▸ SOURCE DATA:
□ □ □ □ □ □ □

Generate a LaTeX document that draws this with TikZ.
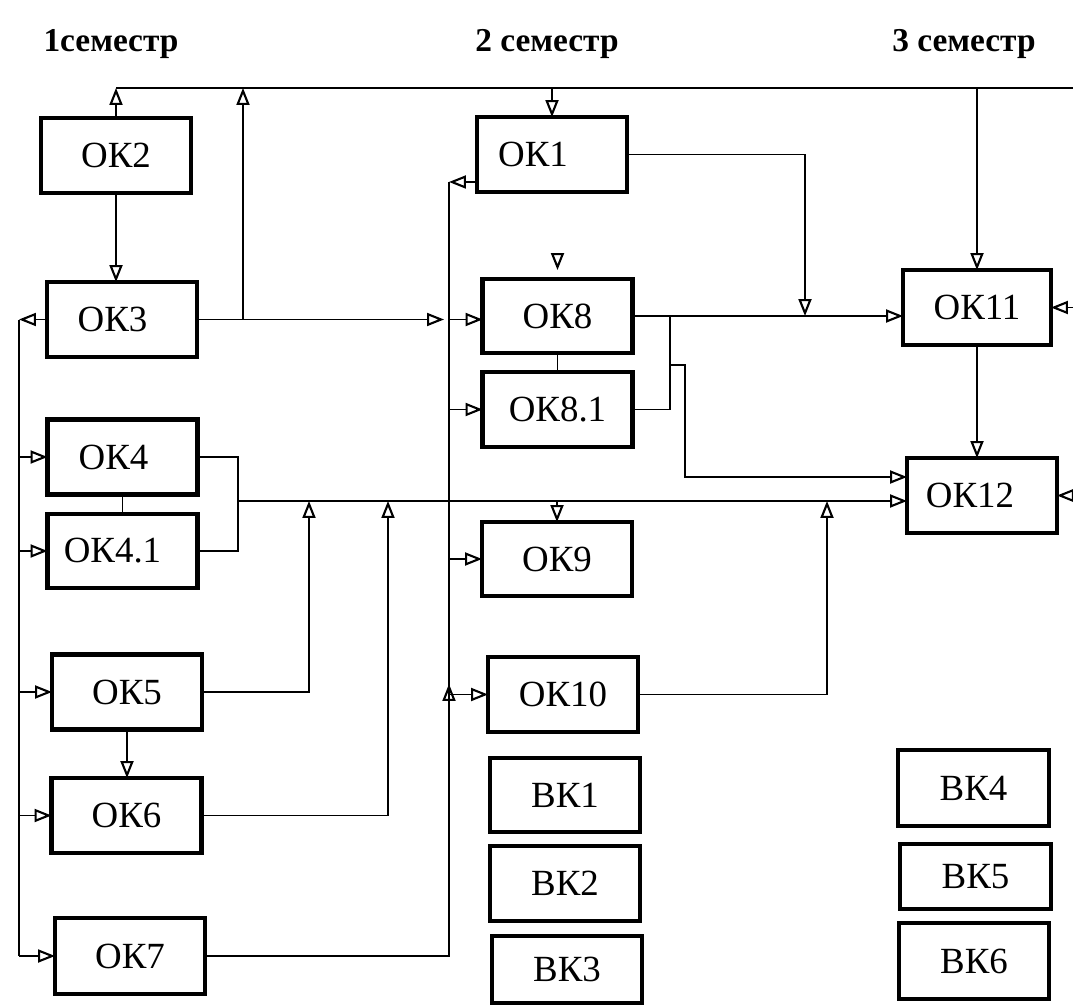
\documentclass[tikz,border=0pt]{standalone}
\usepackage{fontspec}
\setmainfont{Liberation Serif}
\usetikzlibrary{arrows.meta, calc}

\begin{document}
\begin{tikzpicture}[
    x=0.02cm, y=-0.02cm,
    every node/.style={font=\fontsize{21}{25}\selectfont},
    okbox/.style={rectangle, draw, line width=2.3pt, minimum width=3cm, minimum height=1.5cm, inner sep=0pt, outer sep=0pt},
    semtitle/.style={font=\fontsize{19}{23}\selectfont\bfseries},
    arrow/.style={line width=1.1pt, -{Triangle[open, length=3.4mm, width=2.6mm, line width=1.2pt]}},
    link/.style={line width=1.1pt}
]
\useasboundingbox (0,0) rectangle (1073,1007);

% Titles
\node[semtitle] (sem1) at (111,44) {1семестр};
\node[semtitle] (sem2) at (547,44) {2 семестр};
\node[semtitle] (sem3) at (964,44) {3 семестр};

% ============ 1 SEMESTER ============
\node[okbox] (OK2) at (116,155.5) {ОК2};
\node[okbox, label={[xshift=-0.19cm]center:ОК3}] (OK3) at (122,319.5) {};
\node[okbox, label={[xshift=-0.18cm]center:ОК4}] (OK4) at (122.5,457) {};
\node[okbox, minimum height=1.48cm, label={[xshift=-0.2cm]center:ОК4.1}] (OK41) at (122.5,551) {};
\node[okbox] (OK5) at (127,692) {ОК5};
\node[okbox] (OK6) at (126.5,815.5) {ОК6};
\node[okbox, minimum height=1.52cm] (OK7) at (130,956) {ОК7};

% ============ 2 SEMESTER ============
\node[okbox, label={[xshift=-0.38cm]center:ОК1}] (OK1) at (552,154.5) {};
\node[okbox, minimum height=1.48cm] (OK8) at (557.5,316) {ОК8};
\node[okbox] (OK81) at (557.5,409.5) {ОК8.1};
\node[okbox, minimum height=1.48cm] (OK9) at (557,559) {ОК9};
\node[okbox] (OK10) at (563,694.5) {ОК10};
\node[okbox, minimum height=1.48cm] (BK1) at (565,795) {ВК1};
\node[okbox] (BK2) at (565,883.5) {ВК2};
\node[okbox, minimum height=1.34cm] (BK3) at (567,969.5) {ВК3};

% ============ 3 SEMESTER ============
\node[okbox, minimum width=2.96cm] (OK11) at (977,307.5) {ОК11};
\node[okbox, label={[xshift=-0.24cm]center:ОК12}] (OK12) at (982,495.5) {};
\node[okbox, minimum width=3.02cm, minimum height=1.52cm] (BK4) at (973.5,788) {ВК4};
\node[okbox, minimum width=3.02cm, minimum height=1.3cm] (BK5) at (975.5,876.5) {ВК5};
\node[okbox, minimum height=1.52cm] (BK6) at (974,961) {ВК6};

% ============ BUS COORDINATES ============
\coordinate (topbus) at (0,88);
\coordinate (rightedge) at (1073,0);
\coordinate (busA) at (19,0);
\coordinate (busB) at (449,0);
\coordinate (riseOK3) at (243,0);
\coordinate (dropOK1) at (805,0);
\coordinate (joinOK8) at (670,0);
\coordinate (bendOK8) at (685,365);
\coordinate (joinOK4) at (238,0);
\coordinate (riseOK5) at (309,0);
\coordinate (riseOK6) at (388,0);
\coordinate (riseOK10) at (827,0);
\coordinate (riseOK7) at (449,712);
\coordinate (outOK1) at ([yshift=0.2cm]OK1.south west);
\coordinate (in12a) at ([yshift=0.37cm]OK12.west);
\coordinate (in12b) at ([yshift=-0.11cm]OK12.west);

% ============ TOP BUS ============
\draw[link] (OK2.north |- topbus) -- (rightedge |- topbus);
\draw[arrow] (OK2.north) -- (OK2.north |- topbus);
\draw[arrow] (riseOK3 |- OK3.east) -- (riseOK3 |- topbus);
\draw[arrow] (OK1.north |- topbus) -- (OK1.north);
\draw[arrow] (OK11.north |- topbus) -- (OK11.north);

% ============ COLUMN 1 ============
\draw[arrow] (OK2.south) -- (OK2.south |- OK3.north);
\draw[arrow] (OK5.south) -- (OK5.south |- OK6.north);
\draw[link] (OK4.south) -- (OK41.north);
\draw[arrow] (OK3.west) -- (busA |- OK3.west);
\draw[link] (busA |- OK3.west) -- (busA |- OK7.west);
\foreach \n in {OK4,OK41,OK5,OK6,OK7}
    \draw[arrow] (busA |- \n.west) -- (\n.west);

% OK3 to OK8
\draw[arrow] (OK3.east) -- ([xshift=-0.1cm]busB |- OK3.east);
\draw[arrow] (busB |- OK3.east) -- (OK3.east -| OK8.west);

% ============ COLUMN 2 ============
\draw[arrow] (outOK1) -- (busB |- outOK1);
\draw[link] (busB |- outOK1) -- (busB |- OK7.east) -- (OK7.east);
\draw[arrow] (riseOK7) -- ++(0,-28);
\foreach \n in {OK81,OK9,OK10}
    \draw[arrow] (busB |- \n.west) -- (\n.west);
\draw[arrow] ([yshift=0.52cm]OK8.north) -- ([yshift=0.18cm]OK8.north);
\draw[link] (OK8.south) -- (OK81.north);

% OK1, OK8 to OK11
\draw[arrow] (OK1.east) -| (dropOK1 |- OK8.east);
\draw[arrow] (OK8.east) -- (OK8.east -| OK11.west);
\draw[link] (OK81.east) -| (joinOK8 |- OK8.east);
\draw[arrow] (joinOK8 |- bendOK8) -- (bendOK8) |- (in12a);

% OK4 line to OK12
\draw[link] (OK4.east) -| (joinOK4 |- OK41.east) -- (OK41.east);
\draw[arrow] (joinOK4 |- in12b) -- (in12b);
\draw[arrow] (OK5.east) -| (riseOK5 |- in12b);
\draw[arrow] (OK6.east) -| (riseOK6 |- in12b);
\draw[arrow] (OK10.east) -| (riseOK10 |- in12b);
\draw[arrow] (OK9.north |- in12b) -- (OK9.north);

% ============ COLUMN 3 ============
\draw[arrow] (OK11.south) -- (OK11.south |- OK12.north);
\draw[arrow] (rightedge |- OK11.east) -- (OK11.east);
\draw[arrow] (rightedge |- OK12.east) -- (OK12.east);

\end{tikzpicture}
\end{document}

□ □ □ □ □ □ □

▸ THE EXERCISE:
Restate the entire listing word for word, excluding pictures.

▸ TASK RESULT:
Generate a LaTeX document that draws this with TikZ.
\documentclass[tikz,border=0pt]{standalone}
\usepackage{fontspec}
\setmainfont{Liberation Serif}
\usetikzlibrary{arrows.meta, calc}

\begin{document}
\begin{tikzpicture}[
    x=0.02cm, y=-0.02cm,
    every node/.style={font=\fontsize{21}{25}\selectfont},
    okbox/.style={rectangle, draw, line width=2.3pt, minimum width=3cm, minimum height=1.5cm, inner sep=0pt, outer sep=0pt},
    semtitle/.style={font=\fontsize{19}{23}\selectfont\bfseries},
    arrow/.style={line width=1.1pt, -{Triangle[open, length=3.4mm, width=2.6mm, line width=1.2pt]}},
    link/.style={line width=1.1pt}
]
\useasboundingbox (0,0) rectangle (1073,1007);

% Titles
\node[semtitle] (sem1) at (111,44) {1семестр};
\node[semtitle] (sem2) at (547,44) {2 семестр};
\node[semtitle] (sem3) at (964,44) {3 семестр};

% ============ 1 SEMESTER ============
\node[okbox] (OK2) at (116,155.5) {ОК2};
\node[okbox, label={[xshift=-0.19cm]center:ОК3}] (OK3) at (122,319.5) {};
\node[okbox, label={[xshift=-0.18cm]center:ОК4}] (OK4) at (122.5,457) {};
\node[okbox, minimum height=1.48cm, label={[xshift=-0.2cm]center:ОК4.1}] (OK41) at (122.5,551) {};
\node[okbox] (OK5) at (127,692) {ОК5};
\node[okbox] (OK6) at (126.5,815.5) {ОК6};
\node[okbox, minimum height=1.52cm] (OK7) at (130,956) {ОК7};

% ============ 2 SEMESTER ============
\node[okbox, label={[xshift=-0.38cm]center:ОК1}] (OK1) at (552,154.5) {};
\node[okbox, minimum height=1.48cm] (OK8) at (557.5,316) {ОК8};
\node[okbox] (OK81) at (557.5,409.5) {ОК8.1};
\node[okbox, minimum height=1.48cm] (OK9) at (557,559) {ОК9};
\node[okbox] (OK10) at (563,694.5) {ОК10};
\node[okbox, minimum height=1.48cm] (BK1) at (565,795) {ВК1};
\node[okbox] (BK2) at (565,883.5) {ВК2};
\node[okbox, minimum height=1.34cm] (BK3) at (567,969.5) {ВК3};

% ============ 3 SEMESTER ============
\node[okbox, minimum width=2.96cm] (OK11) at (977,307.5) {ОК11};
\node[okbox, label={[xshift=-0.24cm]center:ОК12}] (OK12) at (982,495.5) {};
\node[okbox, minimum width=3.02cm, minimum height=1.52cm] (BK4) at (973.5,788) {ВК4};
\node[okbox, minimum width=3.02cm, minimum height=1.3cm] (BK5) at (975.5,876.5) {ВК5};
\node[okbox, minimum height=1.52cm] (BK6) at (974,961) {ВК6};

% ============ BUS COORDINATES ============
\coordinate (topbus) at (0,88);
\coordinate (rightedge) at (1073,0);
\coordinate (busA) at (19,0);
\coordinate (busB) at (449,0);
\coordinate (riseOK3) at (243,0);
\coordinate (dropOK1) at (805,0);
\coordinate (joinOK8) at (670,0);
\coordinate (bendOK8) at (685,365);
\coordinate (joinOK4) at (238,0);
\coordinate (riseOK5) at (309,0);
\coordinate (riseOK6) at (388,0);
\coordinate (riseOK10) at (827,0);
\coordinate (riseOK7) at (449,712);
\coordinate (outOK1) at ([yshift=0.2cm]OK1.south west);
\coordinate (in12a) at ([yshift=0.37cm]OK12.west);
\coordinate (in12b) at ([yshift=-0.11cm]OK12.west);

% ============ TOP BUS ============
\draw[link] (OK2.north |- topbus) -- (rightedge |- topbus);
\draw[arrow] (OK2.north) -- (OK2.north |- topbus);
\draw[arrow] (riseOK3 |- OK3.east) -- (riseOK3 |- topbus);
\draw[arrow] (OK1.north |- topbus) -- (OK1.north);
\draw[arrow] (OK11.north |- topbus) -- (OK11.north);

% ============ COLUMN 1 ============
\draw[arrow] (OK2.south) -- (OK2.south |- OK3.north);
\draw[arrow] (OK5.south) -- (OK5.south |- OK6.north);
\draw[link] (OK4.south) -- (OK41.north);
\draw[arrow] (OK3.west) -- (busA |- OK3.west);
\draw[link] (busA |- OK3.west) -- (busA |- OK7.west);
\foreach \n in {OK4,OK41,OK5,OK6,OK7}
    \draw[arrow] (busA |- \n.west) -- (\n.west);

% OK3 to OK8
\draw[arrow] (OK3.east) -- ([xshift=-0.1cm]busB |- OK3.east);
\draw[arrow] (busB |- OK3.east) -- (OK3.east -| OK8.west);

% ============ COLUMN 2 ============
\draw[arrow] (outOK1) -- (busB |- outOK1);
\draw[link] (busB |- outOK1) -- (busB |- OK7.east) -- (OK7.east);
\draw[arrow] (riseOK7) -- ++(0,-28);
\foreach \n in {OK81,OK9,OK10}
    \draw[arrow] (busB |- \n.west) -- (\n.west);
\draw[arrow] ([yshift=0.52cm]OK8.north) -- ([yshift=0.18cm]OK8.north);
\draw[link] (OK8.south) -- (OK81.north);

% OK1, OK8 to OK11
\draw[arrow] (OK1.east) -| (dropOK1 |- OK8.east);
\draw[arrow] (OK8.east) -- (OK8.east -| OK11.west);
\draw[link] (OK81.east) -| (joinOK8 |- OK8.east);
\draw[arrow] (joinOK8 |- bendOK8) -- (bendOK8) |- (in12a);

% OK4 line to OK12
\draw[link] (OK4.east) -| (joinOK4 |- OK41.east) -- (OK41.east);
\draw[arrow] (joinOK4 |- in12b) -- (in12b);
\draw[arrow] (OK5.east) -| (riseOK5 |- in12b);
\draw[arrow] (OK6.east) -| (riseOK6 |- in12b);
\draw[arrow] (OK10.east) -| (riseOK10 |- in12b);
\draw[arrow] (OK9.north |- in12b) -- (OK9.north);

% ============ COLUMN 3 ============
\draw[arrow] (OK11.south) -- (OK11.south |- OK12.north);
\draw[arrow] (rightedge |- OK11.east) -- (OK11.east);
\draw[arrow] (rightedge |- OK12.east) -- (OK12.east);

\end{tikzpicture}
\end{document}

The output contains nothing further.